On voit que, si l’armée part d’Orembourg, les provinces ultrà-caucasiennes ne jouent qu’un rôle secondaire dans l’histoire de l’invasion ; mais, si le débarquement est jugé préférable, elles deviennent le siége et le point d’appui de l’expédition. Dans ce cas, elles travaillent aussi à l’agrandissement de cet empire qui va conquérant de toutes parts des terres et des soldats. Elles lui paient largement le bienfait de sa protection onéreuse et de sa rude administration. Elles s’associent à sa destinée, et prennent leur part dans les dépouilles des nations. La guerre en Orient !… quelle séduction pour des barbares, et comme on oublie vite la misère de son pays et les rigueurs des officiers russes, quand on a pillé Samarcande et qu’on a l’Inde ouverte devant soi ! Ainsi, telle est la destinée de la Russie, qu’une acquisition l’entraîne nécessairement à une autre, et que, pour faire pardonner ses usurpations à de nouveaux sujets, il faut qu’elle les rende complices d’une usurpation nouvelle. Où s’arrêtera le torrent, et quelle digue le resserrera dans ses limites ? c’est le secret de l’avenir.

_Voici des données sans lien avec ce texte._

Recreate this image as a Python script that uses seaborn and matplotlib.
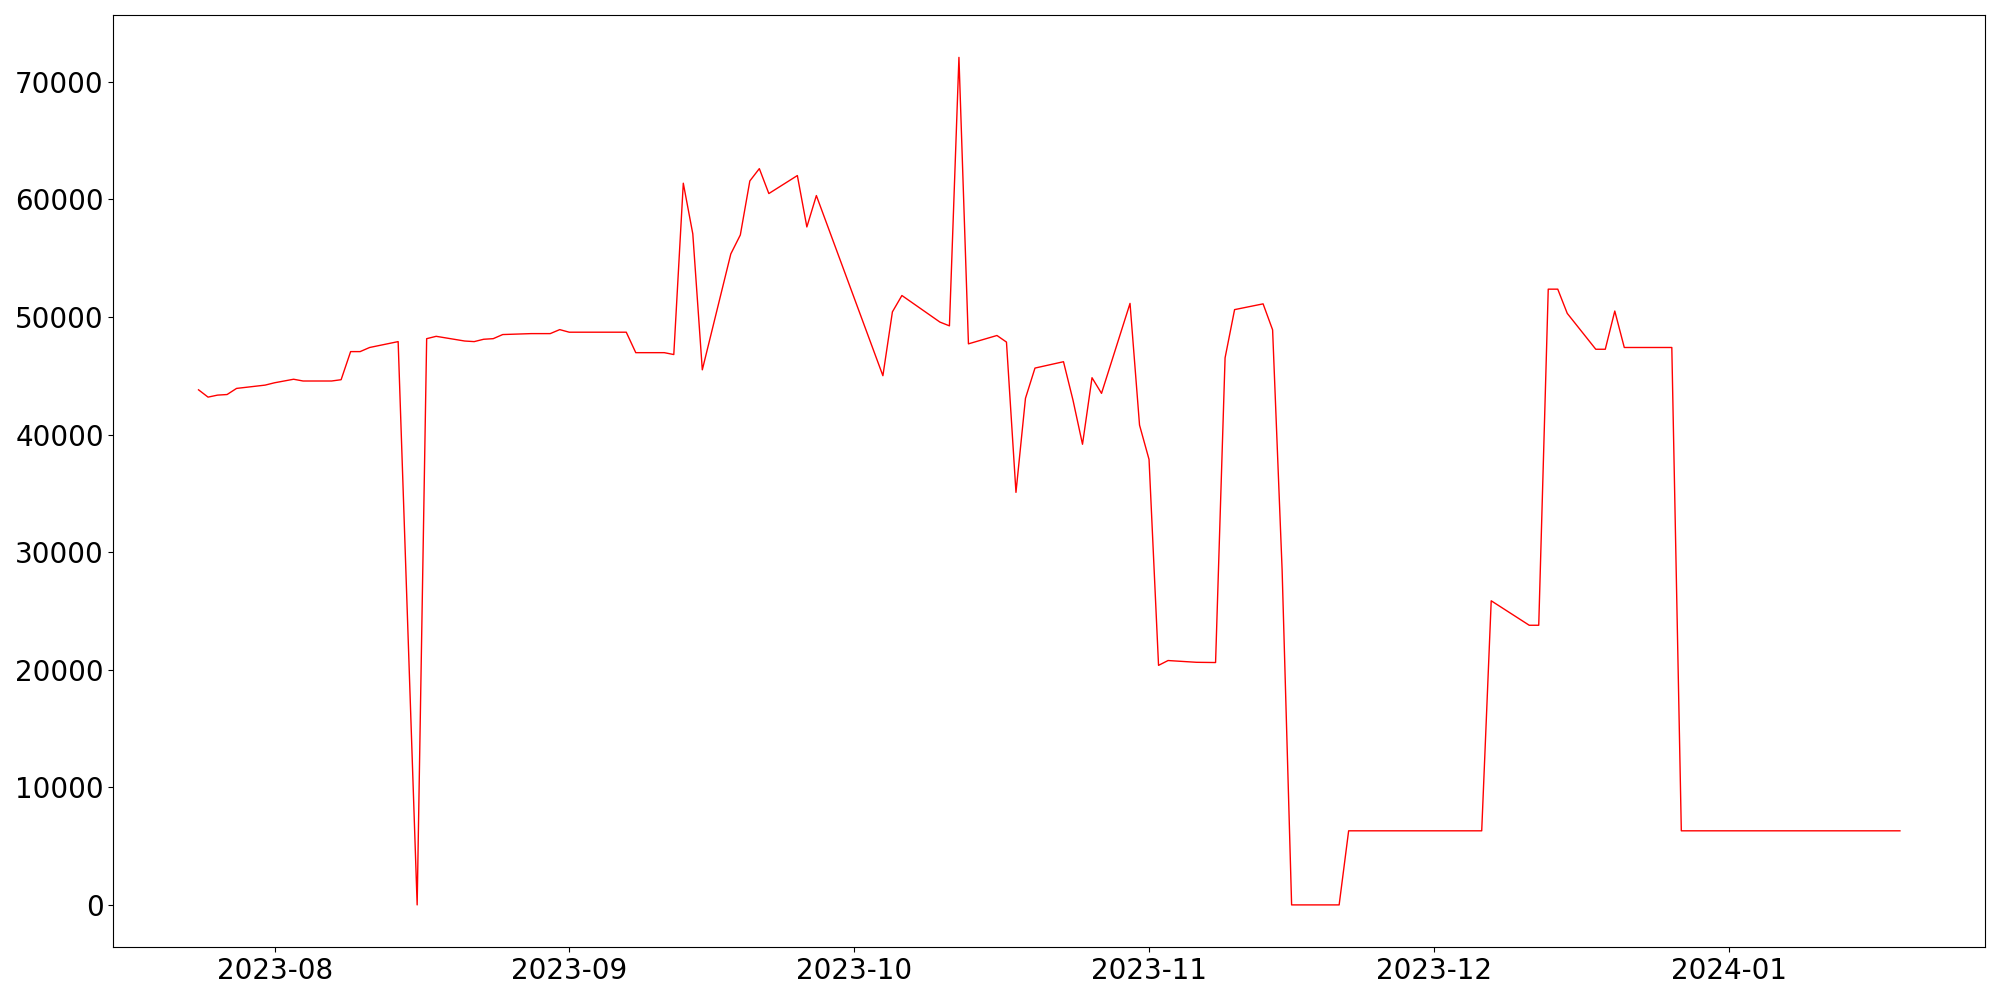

Nous n’ajouterons plus qu’un seul mot : lorsque Rome et Carthage se saisirent corps à corps, prenant pour champ de bataille la terre et les mers, le monde entier fut précipité dans la querelle. L’Europe se rappellera cette antique histoire, quand la Russie disputera pièce à pièce à l’Angleterre ses comptoirs de l’Inde.

D’H…


  1. Voir le Voyage dans la Russie méridionale, par M. Gamba, consul de France à Tiflis, et surtout les excellens travaux de M. Klaproth, sur les provinces du Caucase.
  2. On sait que dans les dernières années de son règne, l’empereur Alexandre a reçu à Orembourg la soumission de la plupart des chefs de cette partie de la Tartarie.